The key technology of the Finex process is the reduction of iron ore powder into powdered DRI (Direct Reduced Iron) within a mainstream fluidized bed reactor. After hot pressing, the DRI hot-pressed iron blocks are melted and reduced back into molten iron using a melting gasifier. Compared to traditional blast furnace ironmaking, the Finex process eliminates the coking and sintering processes, producing molten iron of comparable quality to blast furnace and Corex processes. Currently, the world's only Finex process facility (with an annual production capacity of 1.5 million tons of molten iron) was commissioned in POSCO on April 10, 2007, with a designed capacity of 4300 tons per day.

Converter Steelmaking

Converter steelmaking process: The steel plant first sends the molten steel to the pretreatment station for desulfurization and dephosphorization. After converter blowing, it is then sent to a secondary refining station (RH vacuum degassing station, Ladle Injection tank blowing station, VOD vacuum oxygen blowing decarburization station, STN mixing station, etc.) for various treatments to adjust the steel composition, depending on the characteristics and quality requirements of the ordered steel grade. Finally, it is sent to a continuous casting machine for large and flat steel billets to be cast into red-hot steel billet semi-finished products. After inspection, grinding or burning off surface defects, it can be directly sent downstream for rolling into finished products such as bars, wire rods, plates, coils, and sheets.

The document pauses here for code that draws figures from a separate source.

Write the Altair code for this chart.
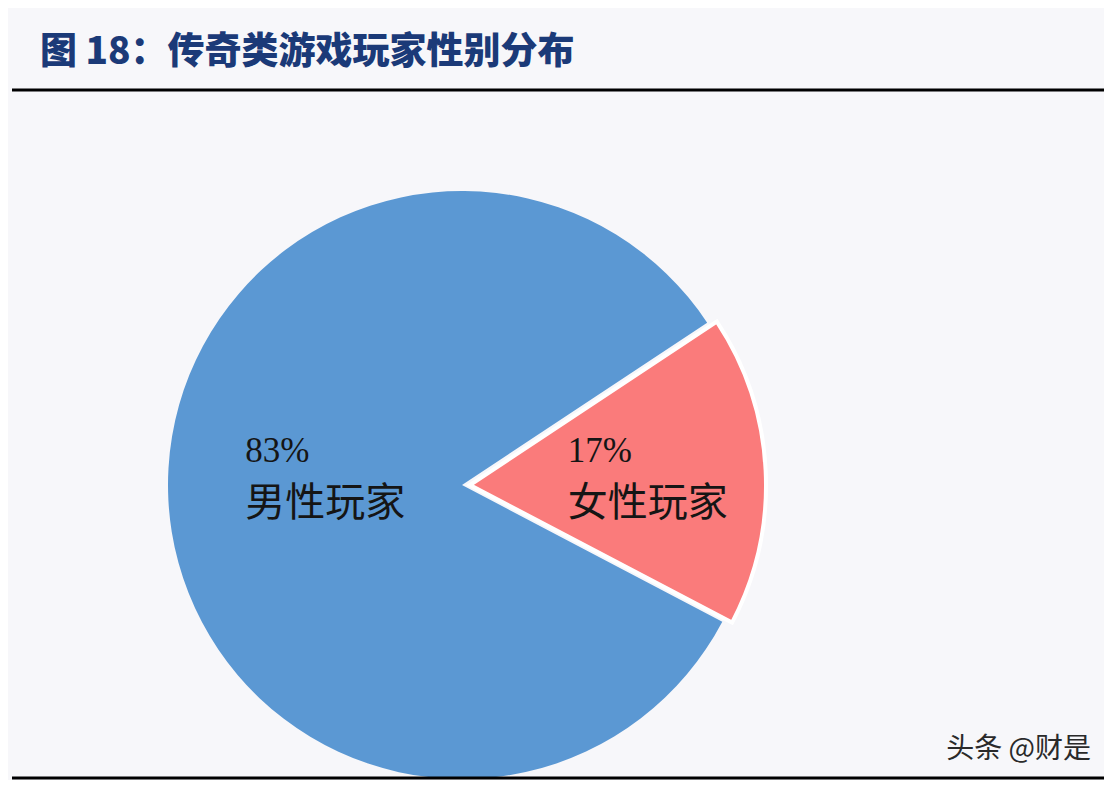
import math
import altair as alt
import pandas as pd

categories = ["女性玩家", "男性玩家"]
shares = [17, 83]
pct_labels = ["17%", "83%"]
colors = ["#FA7B7B", "#5B98D3"]

title_text = "图 18：传奇类游戏玩家性别分布"
watermark = "头条 @财是"

df = pd.DataFrame({"cat": categories, "share": shares, "pct": pct_labels})

W, H = 1096, 772
CX, CY = 454, 477
R = 294
START = math.radians(56.5)

base = alt.Chart(df).transform_window(
    end="sum(share)", frame=[None, 0]
).transform_calculate(
    start="datum.end - datum.share", mid="datum.end - datum.share/2"
)

theta_scale = alt.Scale(domain=[0, 100], range=[START, START + 2 * math.pi])
color_scale = alt.Scale(domain=categories, range=colors)

male = base.transform_filter(alt.datum.cat == "男性玩家").mark_arc(
    outerRadius=R, strokeWidth=0
).encode(
    theta=alt.Theta("start:Q", scale=theta_scale, stack=None),
    theta2="end:Q",
    color=alt.Color("cat:N", scale=color_scale, legend=None),
    x=alt.value(CX), y=alt.value(CY),
)

female = base.transform_filter(alt.datum.cat == "女性玩家").mark_arc(
    outerRadius=R + 2, stroke="white", strokeWidth=4, strokeJoin="miter"
).encode(
    theta=alt.Theta("start:Q", scale=theta_scale, stack=None),
    theta2="end:Q",
    color=alt.Color("cat:N", scale=color_scale, legend=None),
    x=alt.value(CX + 8), y=alt.value(CY),
)

def labels(cat, radius, dx_center, dy_pct, dy_name):
    b = base.transform_filter(alt.datum.cat == cat)
    enc = dict(
        theta=alt.Theta("mid:Q", scale=theta_scale, stack=None),
        x=alt.value(CX + dx_center), y=alt.value(CY),
    )
    p = b.mark_text(radius=radius, align="left", baseline="middle", dy=dy_pct,
                    font="Liberation Serif", fontSize=35, color="#151515").encode(
        text="pct:N", **enc)
    n = b.mark_text(radius=radius, align="left", baseline="middle", dy=dy_name,
                    font="Noto Sans CJK SC", fontSize=40, color="#151515"
                    ).encode(text="cat:N", **enc)
    return p + n

male_lbl = labels("男性玩家", 217, 0, -45, 8)
female_lbl = labels("女性玩家", 98, 8, -29, 24)

title = alt.Chart(pd.DataFrame({"t": [title_text]})).mark_text(
    align="left", baseline="middle", font="Noto Sans CJK SC", fontSize=37,
    fontWeight=900, color="#1B3A78"
).encode(text="t:N", x=alt.value(32), y=alt.value(45))

wm = alt.Chart(pd.DataFrame({"t": [watermark]})).mark_text(
    align="right", baseline="middle", font="Noto Sans CJK SC", fontSize=28,
    color="#2a2a2a"
).encode(text="t:N", x=alt.value(1083), y=alt.value(742))

top_rule = alt.Chart(pd.DataFrame({"a": [0]})).mark_rule(
    color="black", strokeWidth=3
).encode(x=alt.value(4), x2=alt.value(W), y=alt.value(82))

bot_rule = alt.Chart(pd.DataFrame({"a": [0]})).mark_rule(
    color="black", strokeWidth=3
).encode(x=alt.value(4), x2=alt.value(W), y=alt.value(770))

chart = alt.layer(
    male, female, male_lbl, female_lbl, title, wm, top_rule, bot_rule
).properties(
    width=W, height=H, padding=0, autosize=alt.AutoSizeParams(type="none"),
    background="#F7F7FA"
).configure_view(stroke=None)

chart.save("out.html", embed_options={"renderer": "svg", "actions": False})
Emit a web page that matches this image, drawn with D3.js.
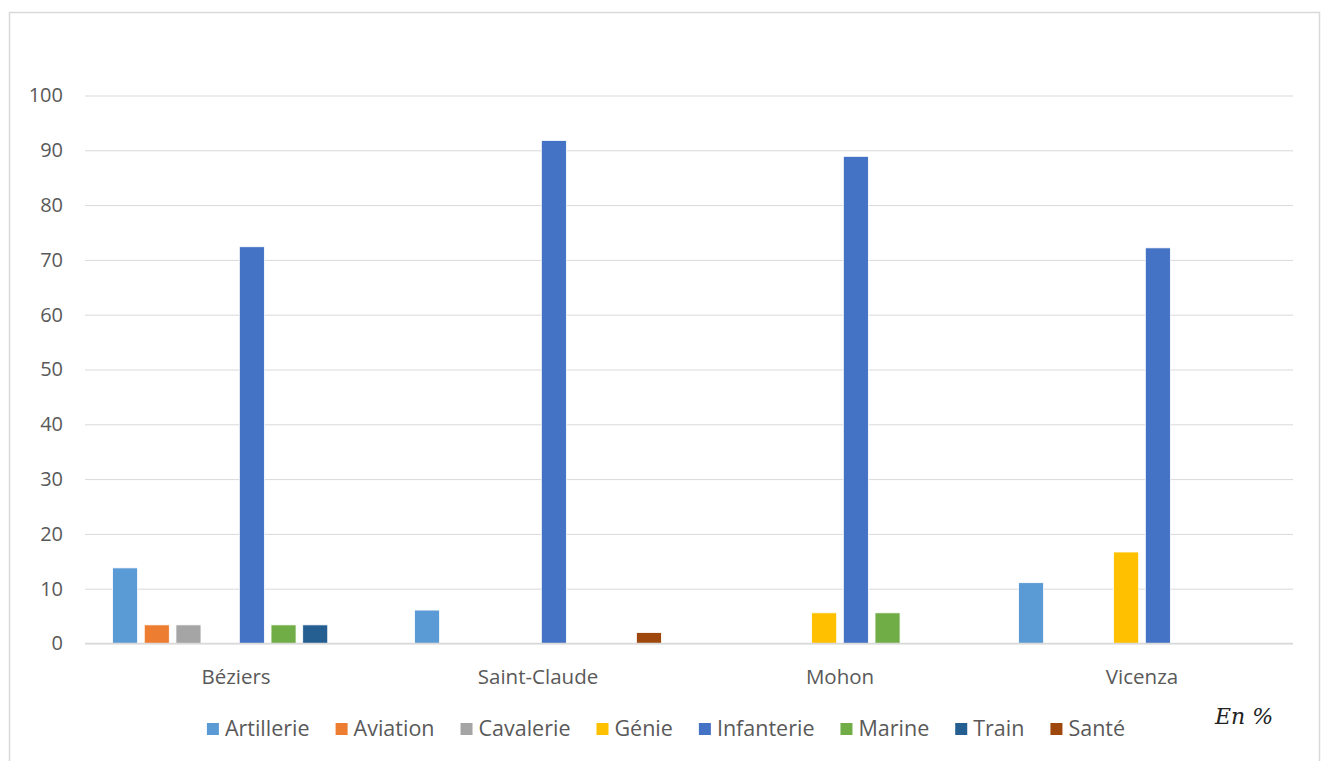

Electric arc furnace steelmaking

Electric arc furnace (EAF) steelmaking primarily utilizes the heat of an electric arc, reaching temperatures as high as 4000℃ in the arc zone. The smelting process is generally divided into melting, oxidation, and reduction phases. The furnace creates both oxidizing and reducing atmospheres, resulting in highly efficient dephosphorization and desulfurization.

This is a steelmaking process that uses electricity as its energy source.

Types of electric arc furnaces include electric arc furnaces, induction furnaces, electroslag furnaces, electron beam furnaces, and consumable arc furnaces. Electric arc furnace steel, as commonly referred to, is steel produced in a basic electric arc furnace.

Electric arc furnace steel is often used to produce high-quality carbon structural steel, tool steel, and alloy steel. These steels are of excellent quality and have uniform properties. At the same carbon content, electric arc furnace steel exhibits superior strength and ductility compared to open-hearth steel. Electric arc furnace steel primarily uses scrap steel of similar steel grades as raw material, sometimes replacing some scrap steel with sponge iron. The chemical composition and alloy element content are adjusted by adding ferroalloys.

Electric arc furnace steelmaking, which uses scrap steel as raw material, requires less infrastructure investment than the blast furnace-converter method. At the same time, the development of direct reduction has provided metallized pellets for electric arc furnaces to replace most of the scrap steel, thus greatly promoting electric arc furnace steelmaking.